■ Data listing
━━━

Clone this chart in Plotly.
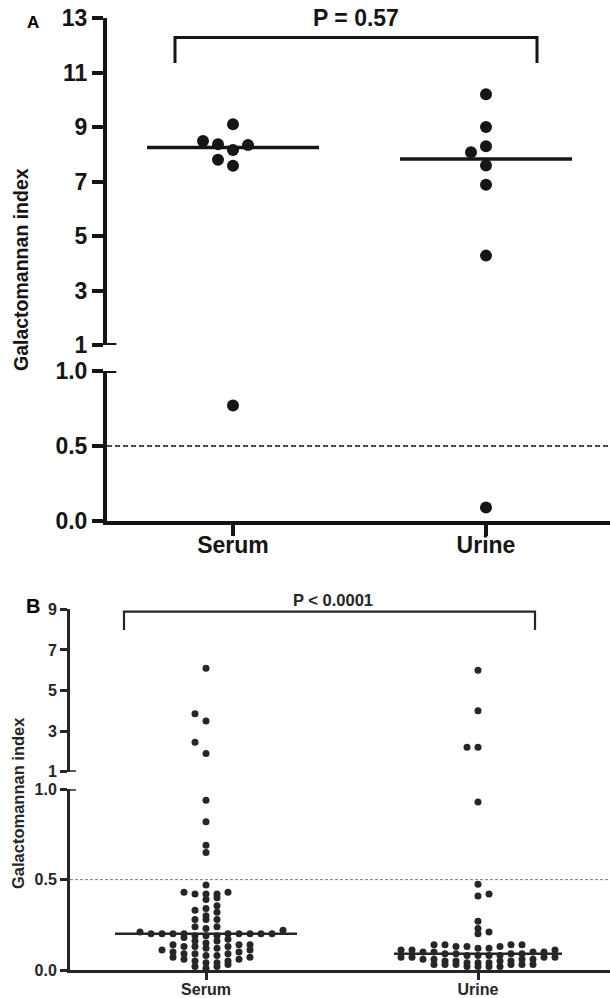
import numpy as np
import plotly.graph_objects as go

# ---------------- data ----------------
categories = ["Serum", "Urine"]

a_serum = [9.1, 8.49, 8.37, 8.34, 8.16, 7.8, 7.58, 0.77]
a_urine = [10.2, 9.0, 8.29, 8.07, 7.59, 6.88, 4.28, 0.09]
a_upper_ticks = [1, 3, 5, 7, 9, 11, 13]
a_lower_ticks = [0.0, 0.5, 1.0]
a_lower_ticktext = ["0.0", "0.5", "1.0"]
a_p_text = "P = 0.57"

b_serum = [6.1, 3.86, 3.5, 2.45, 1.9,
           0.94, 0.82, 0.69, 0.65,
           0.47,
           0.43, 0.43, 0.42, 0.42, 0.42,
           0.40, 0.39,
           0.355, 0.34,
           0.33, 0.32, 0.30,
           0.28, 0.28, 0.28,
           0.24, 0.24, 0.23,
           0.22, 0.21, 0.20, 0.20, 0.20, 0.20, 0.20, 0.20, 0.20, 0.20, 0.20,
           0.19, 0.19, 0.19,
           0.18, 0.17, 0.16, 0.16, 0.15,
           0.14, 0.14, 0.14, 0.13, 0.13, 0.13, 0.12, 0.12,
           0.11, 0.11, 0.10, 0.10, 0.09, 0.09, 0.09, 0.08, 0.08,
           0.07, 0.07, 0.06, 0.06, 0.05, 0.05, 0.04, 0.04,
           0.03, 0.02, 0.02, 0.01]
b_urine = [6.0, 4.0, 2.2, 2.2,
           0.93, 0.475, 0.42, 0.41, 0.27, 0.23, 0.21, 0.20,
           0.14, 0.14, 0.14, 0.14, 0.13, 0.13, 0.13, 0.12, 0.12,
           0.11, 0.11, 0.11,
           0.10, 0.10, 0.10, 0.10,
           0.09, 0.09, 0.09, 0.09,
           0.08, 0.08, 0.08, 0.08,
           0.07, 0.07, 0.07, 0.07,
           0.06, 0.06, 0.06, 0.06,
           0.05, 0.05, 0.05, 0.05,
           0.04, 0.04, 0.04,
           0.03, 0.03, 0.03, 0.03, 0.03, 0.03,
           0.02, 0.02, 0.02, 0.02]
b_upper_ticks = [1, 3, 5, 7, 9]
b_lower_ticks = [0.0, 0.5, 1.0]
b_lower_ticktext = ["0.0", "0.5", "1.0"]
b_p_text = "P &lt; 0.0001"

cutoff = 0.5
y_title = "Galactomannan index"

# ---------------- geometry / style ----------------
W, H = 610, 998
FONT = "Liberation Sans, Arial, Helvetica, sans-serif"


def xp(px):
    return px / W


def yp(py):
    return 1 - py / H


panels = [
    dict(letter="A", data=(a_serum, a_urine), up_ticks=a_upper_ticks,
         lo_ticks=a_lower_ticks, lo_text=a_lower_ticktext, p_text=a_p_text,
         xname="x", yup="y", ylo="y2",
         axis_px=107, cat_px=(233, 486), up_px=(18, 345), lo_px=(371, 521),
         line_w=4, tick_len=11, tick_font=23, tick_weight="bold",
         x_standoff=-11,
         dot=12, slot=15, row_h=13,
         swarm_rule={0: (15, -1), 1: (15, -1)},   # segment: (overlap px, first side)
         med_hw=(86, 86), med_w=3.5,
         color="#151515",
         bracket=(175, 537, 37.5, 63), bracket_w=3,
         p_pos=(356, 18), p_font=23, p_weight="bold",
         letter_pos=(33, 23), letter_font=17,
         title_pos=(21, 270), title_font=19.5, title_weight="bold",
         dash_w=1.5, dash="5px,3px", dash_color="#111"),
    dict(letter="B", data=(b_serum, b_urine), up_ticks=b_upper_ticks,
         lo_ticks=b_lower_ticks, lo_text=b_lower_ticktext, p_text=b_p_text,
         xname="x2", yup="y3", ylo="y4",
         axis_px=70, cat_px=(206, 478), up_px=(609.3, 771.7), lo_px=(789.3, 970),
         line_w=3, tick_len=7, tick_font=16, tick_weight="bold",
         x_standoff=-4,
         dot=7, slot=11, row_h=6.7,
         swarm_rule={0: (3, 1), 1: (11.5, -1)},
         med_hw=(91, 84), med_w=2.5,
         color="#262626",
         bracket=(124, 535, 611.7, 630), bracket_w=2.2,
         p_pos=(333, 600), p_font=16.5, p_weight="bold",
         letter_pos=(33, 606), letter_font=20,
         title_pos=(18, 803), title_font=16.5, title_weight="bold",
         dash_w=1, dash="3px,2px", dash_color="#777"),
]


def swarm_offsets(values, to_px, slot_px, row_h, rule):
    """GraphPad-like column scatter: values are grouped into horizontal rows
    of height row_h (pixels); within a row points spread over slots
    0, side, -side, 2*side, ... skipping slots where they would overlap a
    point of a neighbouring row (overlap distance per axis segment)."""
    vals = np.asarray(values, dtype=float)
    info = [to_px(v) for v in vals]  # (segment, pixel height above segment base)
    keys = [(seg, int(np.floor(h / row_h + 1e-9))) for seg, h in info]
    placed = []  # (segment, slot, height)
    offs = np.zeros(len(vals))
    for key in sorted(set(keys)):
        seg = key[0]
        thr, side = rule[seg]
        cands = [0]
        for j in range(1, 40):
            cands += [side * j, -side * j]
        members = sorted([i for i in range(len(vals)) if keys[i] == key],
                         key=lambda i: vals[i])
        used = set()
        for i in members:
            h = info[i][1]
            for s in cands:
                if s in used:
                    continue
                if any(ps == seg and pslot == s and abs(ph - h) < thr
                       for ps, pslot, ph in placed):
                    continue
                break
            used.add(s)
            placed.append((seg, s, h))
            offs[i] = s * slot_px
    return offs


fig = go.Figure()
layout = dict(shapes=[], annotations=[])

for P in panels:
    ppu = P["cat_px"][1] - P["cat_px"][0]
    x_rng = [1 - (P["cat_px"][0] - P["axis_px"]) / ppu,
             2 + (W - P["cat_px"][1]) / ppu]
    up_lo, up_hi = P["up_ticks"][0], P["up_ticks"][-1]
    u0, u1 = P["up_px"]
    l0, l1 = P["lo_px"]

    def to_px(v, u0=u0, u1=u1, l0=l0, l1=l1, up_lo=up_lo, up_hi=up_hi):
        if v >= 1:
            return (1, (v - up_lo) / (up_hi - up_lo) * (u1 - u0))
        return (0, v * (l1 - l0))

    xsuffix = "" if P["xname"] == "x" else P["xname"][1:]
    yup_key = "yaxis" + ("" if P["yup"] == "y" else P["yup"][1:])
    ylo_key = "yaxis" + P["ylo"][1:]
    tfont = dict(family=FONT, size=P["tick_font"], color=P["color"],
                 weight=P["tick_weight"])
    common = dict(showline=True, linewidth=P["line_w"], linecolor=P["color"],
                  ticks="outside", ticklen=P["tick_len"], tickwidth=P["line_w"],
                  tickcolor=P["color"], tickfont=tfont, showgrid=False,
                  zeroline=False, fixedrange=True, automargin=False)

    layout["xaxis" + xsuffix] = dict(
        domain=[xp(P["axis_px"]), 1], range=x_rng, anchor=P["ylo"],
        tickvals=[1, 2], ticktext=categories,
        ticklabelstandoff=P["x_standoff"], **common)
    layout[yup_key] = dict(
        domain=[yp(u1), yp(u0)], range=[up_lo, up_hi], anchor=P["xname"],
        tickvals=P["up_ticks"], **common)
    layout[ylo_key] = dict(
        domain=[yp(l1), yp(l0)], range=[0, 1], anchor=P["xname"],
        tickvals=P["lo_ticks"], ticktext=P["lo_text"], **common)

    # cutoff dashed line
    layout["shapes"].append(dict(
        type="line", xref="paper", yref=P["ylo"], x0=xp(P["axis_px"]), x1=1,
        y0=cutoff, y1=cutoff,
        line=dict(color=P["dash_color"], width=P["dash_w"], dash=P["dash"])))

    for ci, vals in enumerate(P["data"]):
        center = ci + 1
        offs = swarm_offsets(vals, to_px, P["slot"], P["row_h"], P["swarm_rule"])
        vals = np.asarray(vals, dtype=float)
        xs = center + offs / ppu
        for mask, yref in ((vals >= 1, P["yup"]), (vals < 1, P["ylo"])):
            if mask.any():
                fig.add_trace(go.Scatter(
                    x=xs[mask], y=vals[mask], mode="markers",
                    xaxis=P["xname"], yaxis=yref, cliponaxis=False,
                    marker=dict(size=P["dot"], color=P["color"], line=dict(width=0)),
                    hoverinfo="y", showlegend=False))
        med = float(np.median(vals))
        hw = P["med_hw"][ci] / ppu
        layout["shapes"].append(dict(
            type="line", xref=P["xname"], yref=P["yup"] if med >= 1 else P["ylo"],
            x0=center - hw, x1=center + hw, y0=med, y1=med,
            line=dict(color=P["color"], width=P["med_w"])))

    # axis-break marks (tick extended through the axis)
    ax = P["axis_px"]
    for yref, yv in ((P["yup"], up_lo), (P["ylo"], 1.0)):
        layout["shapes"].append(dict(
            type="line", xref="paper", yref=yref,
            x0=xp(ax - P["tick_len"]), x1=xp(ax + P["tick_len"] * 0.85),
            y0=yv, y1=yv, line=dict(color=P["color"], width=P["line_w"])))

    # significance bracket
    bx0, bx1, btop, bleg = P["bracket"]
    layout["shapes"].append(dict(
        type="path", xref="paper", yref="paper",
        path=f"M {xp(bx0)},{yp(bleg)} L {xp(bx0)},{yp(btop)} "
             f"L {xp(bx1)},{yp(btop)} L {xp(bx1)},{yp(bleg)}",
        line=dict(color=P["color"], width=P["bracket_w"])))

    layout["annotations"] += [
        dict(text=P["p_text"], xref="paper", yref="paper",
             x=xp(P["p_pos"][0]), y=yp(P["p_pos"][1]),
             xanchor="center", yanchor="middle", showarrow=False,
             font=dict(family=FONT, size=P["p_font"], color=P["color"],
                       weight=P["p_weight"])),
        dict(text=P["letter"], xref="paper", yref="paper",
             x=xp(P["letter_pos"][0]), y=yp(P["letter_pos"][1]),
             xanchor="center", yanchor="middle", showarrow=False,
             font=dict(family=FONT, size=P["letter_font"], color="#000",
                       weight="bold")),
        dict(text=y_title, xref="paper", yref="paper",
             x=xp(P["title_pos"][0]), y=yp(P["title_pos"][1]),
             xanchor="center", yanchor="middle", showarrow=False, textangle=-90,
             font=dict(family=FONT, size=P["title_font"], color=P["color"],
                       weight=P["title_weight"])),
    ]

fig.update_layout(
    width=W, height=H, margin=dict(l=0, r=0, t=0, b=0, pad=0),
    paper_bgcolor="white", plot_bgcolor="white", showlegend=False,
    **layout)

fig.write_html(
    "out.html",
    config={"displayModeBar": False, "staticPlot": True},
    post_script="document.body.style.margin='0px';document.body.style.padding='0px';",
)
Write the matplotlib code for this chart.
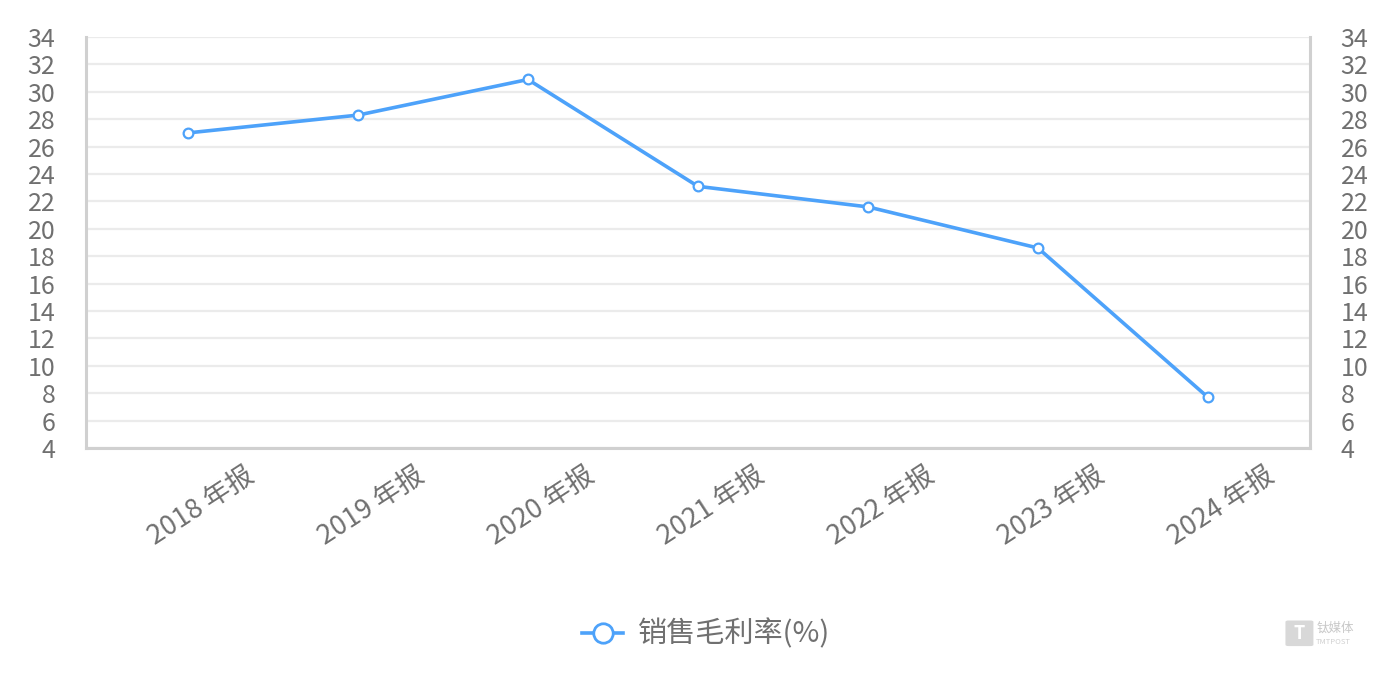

━━━

■ Task
Reproduce only the lines from the beginning of the data through the line that contains "return 1 - py / H", both included, and please drop the pictures.

■ Correct output
Clone this chart in Plotly.
import numpy as np
import plotly.graph_objects as go

# ---------------- data ----------------
categories = ["Serum", "Urine"]

a_serum = [9.1, 8.49, 8.37, 8.34, 8.16, 7.8, 7.58, 0.77]
a_urine = [10.2, 9.0, 8.29, 8.07, 7.59, 6.88, 4.28, 0.09]
a_upper_ticks = [1, 3, 5, 7, 9, 11, 13]
a_lower_ticks = [0.0, 0.5, 1.0]
a_lower_ticktext = ["0.0", "0.5", "1.0"]
a_p_text = "P = 0.57"

b_serum = [6.1, 3.86, 3.5, 2.45, 1.9,
           0.94, 0.82, 0.69, 0.65,
           0.47,
           0.43, 0.43, 0.42, 0.42, 0.42,
           0.40, 0.39,
           0.355, 0.34,
           0.33, 0.32, 0.30,
           0.28, 0.28, 0.28,
           0.24, 0.24, 0.23,
           0.22, 0.21, 0.20, 0.20, 0.20, 0.20, 0.20, 0.20, 0.20, 0.20, 0.20,
           0.19, 0.19, 0.19,
           0.18, 0.17, 0.16, 0.16, 0.15,
           0.14, 0.14, 0.14, 0.13, 0.13, 0.13, 0.12, 0.12,
           0.11, 0.11, 0.10, 0.10, 0.09, 0.09, 0.09, 0.08, 0.08,
           0.07, 0.07, 0.06, 0.06, 0.05, 0.05, 0.04, 0.04,
           0.03, 0.02, 0.02, 0.01]
b_urine = [6.0, 4.0, 2.2, 2.2,
           0.93, 0.475, 0.42, 0.41, 0.27, 0.23, 0.21, 0.20,
           0.14, 0.14, 0.14, 0.14, 0.13, 0.13, 0.13, 0.12, 0.12,
           0.11, 0.11, 0.11,
           0.10, 0.10, 0.10, 0.10,
           0.09, 0.09, 0.09, 0.09,
           0.08, 0.08, 0.08, 0.08,
           0.07, 0.07, 0.07, 0.07,
           0.06, 0.06, 0.06, 0.06,
           0.05, 0.05, 0.05, 0.05,
           0.04, 0.04, 0.04,
           0.03, 0.03, 0.03, 0.03, 0.03, 0.03,
           0.02, 0.02, 0.02, 0.02]
b_upper_ticks = [1, 3, 5, 7, 9]
b_lower_ticks = [0.0, 0.5, 1.0]
b_lower_ticktext = ["0.0", "0.5", "1.0"]
b_p_text = "P &lt; 0.0001"

cutoff = 0.5
y_title = "Galactomannan index"

# ---------------- geometry / style ----------------
W, H = 610, 998
FONT = "Liberation Sans, Arial, Helvetica, sans-serif"


def xp(px):
    return px / W


def yp(py):
    return 1 - py / H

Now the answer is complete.